◆ Set exercise ◆
Pull out every line from the listing that has the word "this".

◆ Records shown ◆
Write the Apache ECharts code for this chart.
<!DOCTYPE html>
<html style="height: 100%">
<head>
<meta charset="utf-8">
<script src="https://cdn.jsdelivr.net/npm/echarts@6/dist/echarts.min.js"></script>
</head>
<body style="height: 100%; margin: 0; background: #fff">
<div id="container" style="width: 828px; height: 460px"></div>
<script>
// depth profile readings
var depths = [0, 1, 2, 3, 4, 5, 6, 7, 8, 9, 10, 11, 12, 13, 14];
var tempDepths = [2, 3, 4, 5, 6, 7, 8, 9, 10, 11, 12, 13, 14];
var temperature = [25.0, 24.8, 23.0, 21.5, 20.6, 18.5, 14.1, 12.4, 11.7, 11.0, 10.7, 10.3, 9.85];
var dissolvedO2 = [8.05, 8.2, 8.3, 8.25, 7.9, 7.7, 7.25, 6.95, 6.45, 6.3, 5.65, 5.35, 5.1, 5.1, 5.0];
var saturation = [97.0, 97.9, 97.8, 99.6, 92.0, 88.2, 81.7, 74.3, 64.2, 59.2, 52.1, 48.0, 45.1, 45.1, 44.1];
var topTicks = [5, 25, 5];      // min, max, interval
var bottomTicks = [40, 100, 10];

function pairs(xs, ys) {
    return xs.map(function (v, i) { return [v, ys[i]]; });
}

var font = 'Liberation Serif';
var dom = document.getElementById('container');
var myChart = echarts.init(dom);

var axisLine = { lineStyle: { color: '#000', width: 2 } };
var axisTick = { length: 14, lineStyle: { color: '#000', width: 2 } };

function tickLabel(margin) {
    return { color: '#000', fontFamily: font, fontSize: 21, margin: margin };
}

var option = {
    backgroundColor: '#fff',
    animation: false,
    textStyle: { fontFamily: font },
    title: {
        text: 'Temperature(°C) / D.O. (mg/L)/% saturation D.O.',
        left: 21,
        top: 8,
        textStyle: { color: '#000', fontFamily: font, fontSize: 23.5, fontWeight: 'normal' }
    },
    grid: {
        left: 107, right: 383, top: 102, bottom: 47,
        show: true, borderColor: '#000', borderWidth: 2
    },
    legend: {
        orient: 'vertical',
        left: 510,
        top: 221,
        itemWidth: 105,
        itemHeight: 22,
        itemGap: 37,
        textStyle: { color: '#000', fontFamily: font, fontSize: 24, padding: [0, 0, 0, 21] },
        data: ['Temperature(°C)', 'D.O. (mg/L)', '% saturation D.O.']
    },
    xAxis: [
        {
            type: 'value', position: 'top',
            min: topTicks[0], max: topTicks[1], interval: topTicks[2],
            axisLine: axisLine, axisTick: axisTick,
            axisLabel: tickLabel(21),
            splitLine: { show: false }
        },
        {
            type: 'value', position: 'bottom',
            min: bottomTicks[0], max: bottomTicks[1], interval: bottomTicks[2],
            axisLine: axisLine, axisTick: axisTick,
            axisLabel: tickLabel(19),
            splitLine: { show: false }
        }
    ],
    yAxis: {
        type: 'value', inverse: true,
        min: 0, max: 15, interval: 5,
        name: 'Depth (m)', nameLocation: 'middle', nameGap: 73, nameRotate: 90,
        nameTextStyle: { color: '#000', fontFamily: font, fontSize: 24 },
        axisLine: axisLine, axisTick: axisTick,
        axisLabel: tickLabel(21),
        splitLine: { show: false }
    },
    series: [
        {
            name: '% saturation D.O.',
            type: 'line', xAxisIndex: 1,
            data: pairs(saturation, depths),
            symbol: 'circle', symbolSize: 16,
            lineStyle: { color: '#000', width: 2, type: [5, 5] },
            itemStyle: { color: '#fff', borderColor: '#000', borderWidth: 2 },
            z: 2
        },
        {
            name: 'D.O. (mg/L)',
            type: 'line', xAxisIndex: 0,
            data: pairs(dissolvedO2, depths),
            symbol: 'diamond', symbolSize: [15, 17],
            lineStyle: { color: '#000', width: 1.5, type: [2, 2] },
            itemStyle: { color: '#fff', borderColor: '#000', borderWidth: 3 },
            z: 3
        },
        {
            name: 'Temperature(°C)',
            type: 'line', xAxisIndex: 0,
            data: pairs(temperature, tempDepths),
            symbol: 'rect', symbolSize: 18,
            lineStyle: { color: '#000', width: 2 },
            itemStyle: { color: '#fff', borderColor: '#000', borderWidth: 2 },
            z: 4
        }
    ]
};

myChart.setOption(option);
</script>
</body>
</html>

---

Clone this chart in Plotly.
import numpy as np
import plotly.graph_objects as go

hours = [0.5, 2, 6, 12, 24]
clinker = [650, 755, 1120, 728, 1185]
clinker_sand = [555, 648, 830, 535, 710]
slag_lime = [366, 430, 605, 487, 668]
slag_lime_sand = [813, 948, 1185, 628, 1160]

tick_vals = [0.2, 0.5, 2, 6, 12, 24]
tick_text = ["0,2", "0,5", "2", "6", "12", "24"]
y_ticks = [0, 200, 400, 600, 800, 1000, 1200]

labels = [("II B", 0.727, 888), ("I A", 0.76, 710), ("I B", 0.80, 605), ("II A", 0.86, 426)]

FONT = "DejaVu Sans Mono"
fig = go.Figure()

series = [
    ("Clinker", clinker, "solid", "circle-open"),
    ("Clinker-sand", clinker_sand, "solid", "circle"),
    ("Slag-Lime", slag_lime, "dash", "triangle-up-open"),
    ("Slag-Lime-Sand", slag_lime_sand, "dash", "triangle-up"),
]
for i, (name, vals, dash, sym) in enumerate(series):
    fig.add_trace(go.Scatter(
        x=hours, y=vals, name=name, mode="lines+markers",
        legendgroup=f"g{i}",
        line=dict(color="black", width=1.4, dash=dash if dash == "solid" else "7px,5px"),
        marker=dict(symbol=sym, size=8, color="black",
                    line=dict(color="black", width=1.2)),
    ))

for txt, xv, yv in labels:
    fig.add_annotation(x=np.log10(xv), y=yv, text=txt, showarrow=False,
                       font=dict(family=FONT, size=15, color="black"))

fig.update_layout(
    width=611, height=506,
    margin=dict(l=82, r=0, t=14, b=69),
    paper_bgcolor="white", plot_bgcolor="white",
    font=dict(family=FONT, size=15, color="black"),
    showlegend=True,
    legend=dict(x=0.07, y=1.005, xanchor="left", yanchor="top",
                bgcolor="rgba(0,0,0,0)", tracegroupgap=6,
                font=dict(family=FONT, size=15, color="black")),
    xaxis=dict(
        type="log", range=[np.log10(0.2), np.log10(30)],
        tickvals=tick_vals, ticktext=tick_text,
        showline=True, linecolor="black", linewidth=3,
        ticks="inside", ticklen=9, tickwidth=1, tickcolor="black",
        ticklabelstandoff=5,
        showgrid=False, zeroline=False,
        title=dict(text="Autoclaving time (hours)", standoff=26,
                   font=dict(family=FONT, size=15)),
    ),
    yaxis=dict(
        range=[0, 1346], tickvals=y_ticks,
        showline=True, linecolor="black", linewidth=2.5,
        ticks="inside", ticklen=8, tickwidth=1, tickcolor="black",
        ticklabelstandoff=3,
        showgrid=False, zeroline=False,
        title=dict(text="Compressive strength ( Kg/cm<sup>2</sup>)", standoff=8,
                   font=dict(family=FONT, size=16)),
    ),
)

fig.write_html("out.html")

---

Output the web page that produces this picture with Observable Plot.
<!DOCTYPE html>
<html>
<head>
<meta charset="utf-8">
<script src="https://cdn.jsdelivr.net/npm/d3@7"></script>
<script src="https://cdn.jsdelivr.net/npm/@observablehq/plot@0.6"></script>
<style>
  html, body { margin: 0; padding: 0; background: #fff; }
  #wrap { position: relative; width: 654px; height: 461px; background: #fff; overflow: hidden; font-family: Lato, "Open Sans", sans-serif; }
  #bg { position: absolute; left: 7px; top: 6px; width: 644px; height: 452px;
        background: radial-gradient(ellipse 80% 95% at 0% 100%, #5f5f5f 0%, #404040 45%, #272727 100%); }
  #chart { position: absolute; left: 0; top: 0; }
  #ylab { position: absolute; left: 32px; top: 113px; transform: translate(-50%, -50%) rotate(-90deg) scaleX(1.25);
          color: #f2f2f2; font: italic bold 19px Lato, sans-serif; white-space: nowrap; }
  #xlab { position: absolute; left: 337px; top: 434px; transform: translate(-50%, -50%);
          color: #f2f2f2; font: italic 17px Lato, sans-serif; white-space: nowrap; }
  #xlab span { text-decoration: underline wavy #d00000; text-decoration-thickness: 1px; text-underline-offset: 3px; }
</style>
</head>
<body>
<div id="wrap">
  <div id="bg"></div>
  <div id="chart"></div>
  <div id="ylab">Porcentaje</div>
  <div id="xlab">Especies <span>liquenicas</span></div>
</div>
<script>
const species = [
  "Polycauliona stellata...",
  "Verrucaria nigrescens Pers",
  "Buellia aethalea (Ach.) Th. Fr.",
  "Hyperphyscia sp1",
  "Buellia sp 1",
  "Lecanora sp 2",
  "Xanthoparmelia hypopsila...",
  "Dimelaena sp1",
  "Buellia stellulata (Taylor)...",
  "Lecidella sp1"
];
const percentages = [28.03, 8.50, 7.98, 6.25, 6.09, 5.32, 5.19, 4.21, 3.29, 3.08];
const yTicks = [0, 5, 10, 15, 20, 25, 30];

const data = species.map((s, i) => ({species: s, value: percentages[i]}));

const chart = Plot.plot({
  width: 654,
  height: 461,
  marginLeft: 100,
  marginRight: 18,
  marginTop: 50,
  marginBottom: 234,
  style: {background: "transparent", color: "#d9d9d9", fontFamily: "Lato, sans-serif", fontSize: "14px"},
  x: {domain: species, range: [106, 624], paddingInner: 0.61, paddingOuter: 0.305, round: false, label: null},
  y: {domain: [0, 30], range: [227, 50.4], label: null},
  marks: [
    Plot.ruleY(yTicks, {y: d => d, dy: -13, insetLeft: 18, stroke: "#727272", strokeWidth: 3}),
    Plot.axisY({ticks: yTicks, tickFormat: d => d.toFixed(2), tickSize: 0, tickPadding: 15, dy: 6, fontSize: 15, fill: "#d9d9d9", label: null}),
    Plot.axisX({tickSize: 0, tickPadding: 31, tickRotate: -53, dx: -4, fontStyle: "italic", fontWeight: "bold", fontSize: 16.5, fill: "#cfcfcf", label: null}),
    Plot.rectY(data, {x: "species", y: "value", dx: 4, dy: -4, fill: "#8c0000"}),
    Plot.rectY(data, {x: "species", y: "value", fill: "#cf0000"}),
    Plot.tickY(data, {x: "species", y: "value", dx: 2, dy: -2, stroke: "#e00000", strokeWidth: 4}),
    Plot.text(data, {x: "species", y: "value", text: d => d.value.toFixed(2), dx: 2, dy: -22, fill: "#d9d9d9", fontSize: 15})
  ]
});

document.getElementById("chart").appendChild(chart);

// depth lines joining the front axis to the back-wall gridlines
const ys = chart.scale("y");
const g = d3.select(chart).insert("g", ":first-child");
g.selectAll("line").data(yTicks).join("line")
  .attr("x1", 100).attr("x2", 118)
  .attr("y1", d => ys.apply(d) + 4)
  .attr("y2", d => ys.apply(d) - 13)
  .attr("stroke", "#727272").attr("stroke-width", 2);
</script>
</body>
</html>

◆ Worked solution ◆
Write the Apache ECharts code for this chart.
Clone this chart in Plotly.
Output the web page that produces this picture with Observable Plot.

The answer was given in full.